TASK INSTRUCTIONS: Return the lines below exactly, from the first line to the line that contains "x_cm = np.arange(0, 101)". Leave out pictures.

DATA PROVIDED:

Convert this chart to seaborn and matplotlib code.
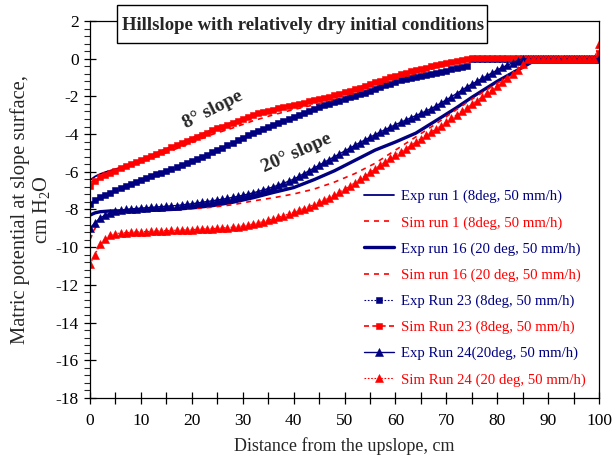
import numpy as np
import pandas as pd
import seaborn as sns
import matplotlib.pyplot as plt
from matplotlib.patches import Rectangle
from matplotlib.ticker import MultipleLocator

sns.set_style("ticks")
plt.rcParams["font.family"] = ["Liberation Serif", "DejaVu Serif"]
plt.rcParams["mathtext.fontset"] = "custom"
plt.rcParams["mathtext.rm"] = "Liberation Serif"
plt.rcParams["axes.unicode_minus"] = False

# distance from upslope (cm) for the marker series, one value per cm
x_cm = np.arange(0, 101)

# Exp Run 23 (8deg) - navy squares
exp23 = [-7.70, -7.48, -7.35, -7.22, -7.10, -6.98, -6.88, -6.77, -6.67, -6.56,
         -6.46, -6.35, -6.24, -6.14, -6.04, -5.95, -5.85, -5.75, -5.65, -5.55,
         -5.45, -5.33, -5.21, -5.09, -4.97, -4.85, -4.72, -4.59, -4.46, -4.33,
         -4.20, -4.07, -3.94, -3.82, -3.71, -3.61, -3.51, -3.41, -3.31, -3.21,
         -3.11, -3.00, -2.89, -2.78, -2.67, -2.56, -2.46, -2.38, -2.30, -2.22,
         -2.14, -2.06, -1.98, -1.90, -1.80, -1.70, -1.60, -1.50, -1.41, -1.32,
         -1.23, -1.15, -1.09, -1.03, -0.97, -0.91, -0.86, -0.81, -0.76, -0.70,
         -0.63, -0.56, -0.50, -0.45, -0.40, 0.00, 0.00, 0.00, 0.00, 0.00,
         0.00, 0.00, 0.00, 0.00, 0.00, 0.00, 0.00, 0.00, 0.00, 0.00,
         0.00, 0.00, 0.00, 0.00, 0.00, 0.00, 0.00, 0.00, 0.00, 0.00,
         0.00]

# Sim Run 23 (8deg) - red squares
sim23 = [-6.75, -6.50, -6.30, -6.15, -6.05, -5.95, -5.82, -5.70, -5.60, -5.50,
         -5.40, -5.28, -5.16, -5.05, -4.93, -4.82, -4.70, -4.58, -4.47, -4.36,
         -4.25, -4.14, -4.03, -3.92, -3.81, -3.70, -3.60, -3.50, -3.40, -3.30,
         -3.20, -3.10, -3.00, -2.90, -2.83, -2.76, -2.70, -2.64, -2.57, -2.51,
         -2.45, -2.39, -2.33, -2.27, -2.21, -2.15, -2.09, -2.02, -1.95, -1.87,
         -1.79, -1.70, -1.62, -1.53, -1.44, -1.35, -1.26, -1.17, -1.08, -0.99,
         -0.90, -0.82, -0.75, -0.68, -0.61, -0.54, -0.47, -0.40, -0.34, -0.28,
         -0.22, -0.16, -0.10, -0.05, 0.00, 0.05, 0.05, 0.05, 0.05, 0.05,
         0.05, 0.05, 0.05, 0.05, 0.05, 0.05, 0.05, 0.05, 0.05, 0.05,
         0.05, 0.05, 0.05, 0.05, 0.05, 0.05, 0.05, 0.05, 0.05, 0.05,
         0.30]

# Exp Run 24 (20deg) - navy triangles
exp24 = [-9.00, -8.70, -8.45, -8.30, -8.18, -8.10, -8.04, -8.00, -7.97, -7.95,
         -7.93, -7.91, -7.89, -7.87, -7.85, -7.83, -7.81, -7.79, -7.76, -7.73,
         -7.70, -7.66, -7.62, -7.58, -7.54, -7.50, -7.46, -7.41, -7.36, -7.31,
         -7.25, -7.19, -7.12, -7.05, -6.97, -6.89, -6.80, -6.71, -6.61, -6.50,
         -6.39, -6.25, -6.10, -5.95, -5.80, -5.65, -5.50, -5.35, -5.20, -5.05,
         -4.90, -4.75, -4.60, -4.45, -4.31, -4.17, -4.03, -3.89, -3.76, -3.63,
         -3.50, -3.38, -3.26, -3.14, -3.02, -2.90, -2.78, -2.65, -2.50, -2.34,
         -2.18, -2.02, -1.85, -1.68, -1.50, -1.35, -1.20, -1.05, -0.90, -0.75,
         -0.60, -0.46, -0.34, -0.22, -0.10, 0.00, 0.00, 0.00, 0.00, 0.00,
         0.00, 0.00, 0.00, 0.00, 0.00, 0.00, 0.00, 0.00, 0.00, 0.00,
         0.00]

# Sim Run 24 (20deg) - red triangles
sim24 = [-10.90, -10.40, -9.85, -9.55, -9.38, -9.28, -9.25, -9.23, -9.21, -9.20,
         -9.18, -9.17, -9.16, -9.15, -9.13, -9.12, -9.11, -9.10, -9.09, -9.08,
         -9.07, -9.05, -9.04, -9.02, -9.01, -9.00, -8.98, -8.96, -8.94, -8.91,
         -8.88, -8.83, -8.77, -8.71, -8.64, -8.57, -8.49, -8.41, -8.33, -8.24,
         -8.15, -8.05, -7.95, -7.85, -7.74, -7.63, -7.51, -7.38, -7.24, -7.09,
         -6.93, -6.76, -6.58, -6.40, -6.22, -6.03, -5.84, -5.65, -5.46, -5.27,
         -5.10, -4.95, -4.78, -4.60, -4.42, -4.24, -4.06, -3.89, -3.72, -3.55,
         -3.36, -3.17, -2.98, -2.79, -2.60, -2.41, -2.22, -2.03, -1.84, -1.65,
         -1.45, -1.25, -1.05, -0.83, -0.60, -0.30, 0.00, 0.00, 0.00, 0.00,
         0.00, 0.00, 0.00, 0.00, 0.00, 0.00, 0.00, 0.00, 0.00, 0.00,
         0.80]

# distance (cm) for the plain line series
x_line = [0, 1, 2, 3, 4, 6, 8, 10, 13, 16, 20, 24, 28, 32, 36, 40, 44, 48, 52,
          56, 60, 64, 68, 72, 75, 80, 85, 88, 90, 95, 100]

exp1 = [-6.45, -6.25, -6.12, -6.02, -5.94, -5.78, -5.58, -5.38, -5.02, -4.68,
        -4.22, -3.78, -3.38, -2.98, -2.68, -2.43, -2.20, -1.94, -1.60, -1.24,
        -0.88, -0.60, -0.33, -0.10, 0.00, 0.00, 0.00, 0.00, 0.00, 0.00, 0.00]
sim1 = [-6.60, -6.40, -6.25, -6.13, -6.03, -5.86, -5.68, -5.50, -5.20, -4.88,
        -4.45, -4.02, -3.68, -3.30, -2.98, -2.70, -2.45, -2.20, -1.90, -1.55,
        -1.15, -0.80, -0.48, -0.20, 0.00, 0.00, 0.00, 0.00, 0.00, 0.00, 0.00]
exp16 = [-8.30, -8.18, -8.12, -8.10, -8.08, -8.07, -8.06, -8.05, -8.03, -8.00,
         -7.92, -7.80, -7.62, -7.38, -7.10, -6.84, -6.42, -5.95, -5.40, -4.85,
         -4.42, -3.95, -3.28, -2.60, -2.05, -1.20, -0.45, 0.00, 0.00, 0.00, 0.00]
sim16 = [-9.60, -9.00, -8.60, -8.40, -8.28, -8.17, -8.12, -8.08, -8.05, -8.02,
         -7.97, -7.88, -7.75, -7.55, -7.38, -7.18, -6.92, -6.55, -6.10, -5.55,
         -4.85, -4.15, -3.45, -2.70, -2.15, -1.30, -0.50, 0.00, 0.00, 0.00, 0.00]

navy = "#000080"
red = "#FF0000"

fig, ax = plt.subplots(figsize=(6.12, 4.66), dpi=100)
fig.subplots_adjust(left=0.147, right=0.979, bottom=0.146, top=0.955)

# (label, x, y, colour, linewidth, linestyle, marker, markersize)
series = [
    ("Exp run 1 (8deg, 50 mm/h)", x_line, exp1, navy, 1.3, "-", None, 0),
    ("Sim run 1 (8deg, 50 mm/h)", x_line, sim1, red, 1.2, (0, (3, 3)), None, 0),
    ("Exp run 16 (20 deg, 50 mm/h)", x_line, exp16, navy, 2.4, "-", None, 0),
    ("Sim run 16 (20 deg, 50 mm/h)", x_line, sim16, red, 1.2, (0, (3, 3)), None, 0),
    ("Exp Run 23 (8deg, 50 mm/h)", x_cm, exp23, navy, 0.8, (0, (1.5, 1.5)), "s", 4.3),
    ("Sim Run 23 (8deg, 50 mm/h)", x_cm, sim23, red, 1.2, (0, (3, 2)), "s", 4.3),
    ("Exp Run 24(20deg, 50 mm/h)", x_cm, exp24, navy, 1.0, "-", "^", 6.0),
    ("Sim Run 24 (20 deg, 50 mm/h)", x_cm, sim24, red, 0.8, (0, (1.5, 1.5)), "^", 6.0),
]

for label, xs, ys, col, lw, ls, mk, ms in series:
    sns.lineplot(x=xs, y=ys, ax=ax, color=col, linewidth=lw, linestyle=ls,
                 marker=mk, markersize=ms, markeredgecolor=col,
                 markeredgewidth=0.4, label=label, sort=False, errorbar=None)

ax.set_xlim(0, 100)
ax.set_ylim(-18, 2)
ax.xaxis.set_major_locator(MultipleLocator(10))
ax.xaxis.set_minor_locator(MultipleLocator(5))
ax.yaxis.set_major_locator(MultipleLocator(2))
ax.yaxis.set_minor_locator(MultipleLocator(0.4))
ax.tick_params(axis="x", which="both", direction="inout", length=8, width=0.9,
               labelsize=12.5, pad=7, colors="black")
ax.tick_params(axis="y", which="major", direction="inout", length=8, width=0.9,
               labelsize=12.5, pad=4, colors="black")
ax.tick_params(axis="y", which="minor", direction="out", length=4, width=0.8)
for sp in ax.spines.values():
    sp.set_color("black")
    sp.set_linewidth(0.9)

ax.set_xlabel("Distance from the upslope, cm", fontsize=13, labelpad=6)
ax.set_ylabel("Matric potential at slope surface,\ncm H$_\\mathregular{2}$O",
              fontsize=14.8, linespacing=1.1, va="center")
ax.yaxis.set_label_coords(-0.115, 0.5)

ax.text(24.2, -2.7, "8° slope", rotation=27, fontsize=14, fontweight="bold",
        ha="center", va="center")
ax.text(40.5, -5.0, "20° slope", rotation=24, fontsize=14, fontweight="bold",
        ha="center", va="center")

handles, labels = ax.get_legend_handles_labels()
leg = ax.legend(handles, labels, loc="upper left",
                bbox_to_anchor=(364 / 612, 1 - 190 / 466),
                bbox_transform=fig.transFigure, frameon=False, fontsize=10.6,
                handlelength=2.05, handletextpad=0.45, labelspacing=0.86,
                borderpad=0, borderaxespad=0)
for txt, (_, _, _, col, *_rest) in zip(leg.get_texts(), series):
    txt.set_color(col)

fig.patches.append(Rectangle((117 / 612, 1 - 43 / 466), 370 / 612, 38 / 466,
                             transform=fig.transFigure, facecolor="white",
                             edgecolor="black", linewidth=1.0, zorder=5))
fig.text(303 / 612, 1 - 25 / 466, "Hillslope with relatively dry initial conditions",
         ha="center", va="center", fontsize=13.5, fontweight="bold", zorder=6)

fig.savefig("out.png", dpi=100)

EXPECTED ANSWER:
Convert this chart to seaborn and matplotlib code.
import numpy as np
import pandas as pd
import seaborn as sns
import matplotlib.pyplot as plt
from matplotlib.patches import Rectangle
from matplotlib.ticker import MultipleLocator

sns.set_style("ticks")
plt.rcParams["font.family"] = ["Liberation Serif", "DejaVu Serif"]
plt.rcParams["mathtext.fontset"] = "custom"
plt.rcParams["mathtext.rm"] = "Liberation Serif"
plt.rcParams["axes.unicode_minus"] = False

# distance from upslope (cm) for the marker series, one value per cm
x_cm = np.arange(0, 101)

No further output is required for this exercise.